The 42-year-old Napier hasn’t been around long, but he is thankful Gators athletic director Scott Stricklin called. Stricklin introduced Napier as head coach at a press conference Dec. 5.

“I’m more excited about the possibilities today than I was that day,” Napier said. “I’ve had a chance to live in the house.”

Stricklin made the trip with Napier to Tampa and, like that afternoon press conference at Ben Hill Griffin Stadium, introduced him to the crowd. Stricklin’s optimism matched Napier’s.

“We are so fired up to be here,” Stricklin said. “The Gators have some great days ahead.”

Napier’s approach to the festive event differed from past Gators coaches. He came equipped with a PowerPoint presentation that touched on his background and the Gators program he is building.
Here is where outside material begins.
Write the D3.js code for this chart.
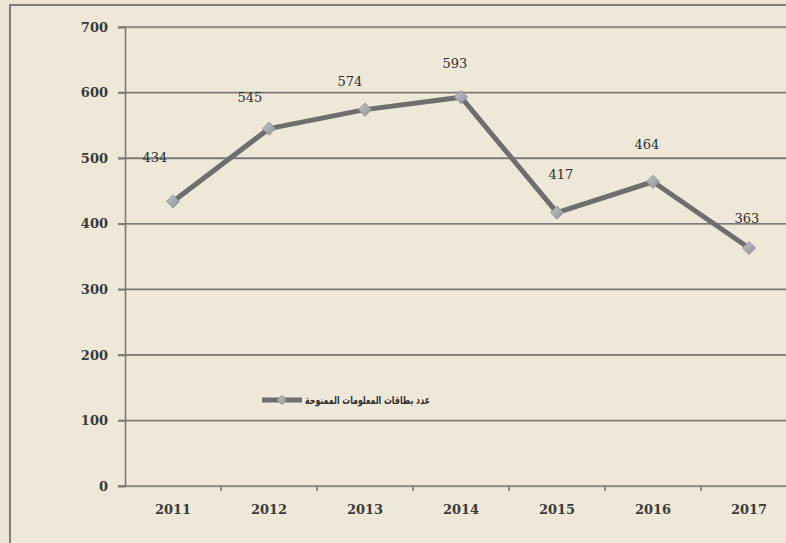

He held the audience’s attention like a preacher delivering a Sunday morning sermon. Napier showed the crowd pictures of his wife and kids, his parents and siblings, and his time as a player at Murray County (Ga.) High and Furman and his coaching stops on the way to The Swamp. He talked about the impact of name, image and likeness (NIL) on college football, how the army of coaches and support staff is working to create a winning team and positive player experience, and how those in the crowd can help be part of the team.

Napier, Billy (2022 Tampa Gator Gathering)
The sold-out crowd at Armature Works in Tampa gave Gators head coach Billy Napier a standing ovation on Tuesday night. (Photo: Rick Hurtado/UAA Communications)

Napier remained relaxed and humble in his delivery, the same demeanor he has shown whether speaking to the team after practice or standing in front of TV cameras. Napier could have been a professor in front of a class to someone who stumbled upon the scene.

The closest Napier came to serving typical Spring Football Speaking Tour 101 material was when a fan asked what he thought about recent comments from ESPN personality Paul Finebaum. A longtime voice on college football in Dixie, Finebaum warned Florida fans not to expect a great team in Napier’s first season.

“I could care less about what Paul Finebaum says, ”Napier said to cap an extended response. “We’ve got a group of great individuals here. We have some positions where we’ve got to hope they stay healthy. We need to be aggressive in the transfer portal. We got a good group of ones.”

Napier added that the Gators are a work in progress and have work to do. Still, he is pleased with how the players responded to the new program and how hard they worked on the field in spring camp.

In a session with reporters before Napier’s trip to the podium, he addressed the most significant news around the team since Thursday’s Orange & Blue Game: quarterback Anthony Richardson’s recent traffic violation for driving 105 mph.

“When you play quarterback at the University of Florida, you are the standard-bearer for the team,” Napier said. “Anthony has taken full ownership.”

Richardson is a work in progress, much like the Gators. It’s Napier’s job to guide the ship back into a smooth sea.

The Gators finished with a losing record in 2021, which prompted Stricklin to make a change and hire an up-and-coming coach he has followed closely in recent years. Napier arrived with a reputation as a coach who leaves no stone unturned in the quest for success.

Napier has lived up to the reputation in his short time at Florida.

Some days he marvels at his good fortune. He told the crowd Tuesday that when he was quarterbacks coach at South Carolina State in 2005, he got a check each month for $468. Napier’s seven-year contract at Florida pays him more than $7 million annually.

“I have to pinch myself,” he said.

He got his first big break when Dabo Swinney made him the youngest offensive coordinator in the country at Clemson. He got fired after two seasons.

“It’s the best thing that happened to me as a professional,” he said.

Napier resurrected his career where so many have — at Alabama under the tutelage of Nick Saban. He made two stops in Tuscaloosa before becoming a head coach for the first time at Louisiana in 2018.

Napier won 40 of 52 games and then got that call from Stricklin. He’s been the most famous member of Gator Nation since. Everywhere he goes, they say, “Go Gators.”

His mission is to keep it that way.

“I’m confident in what we are trying to establish,” Napier said. “We have a plan. I know what it looks like.”

He is providing a sneak preview this spring.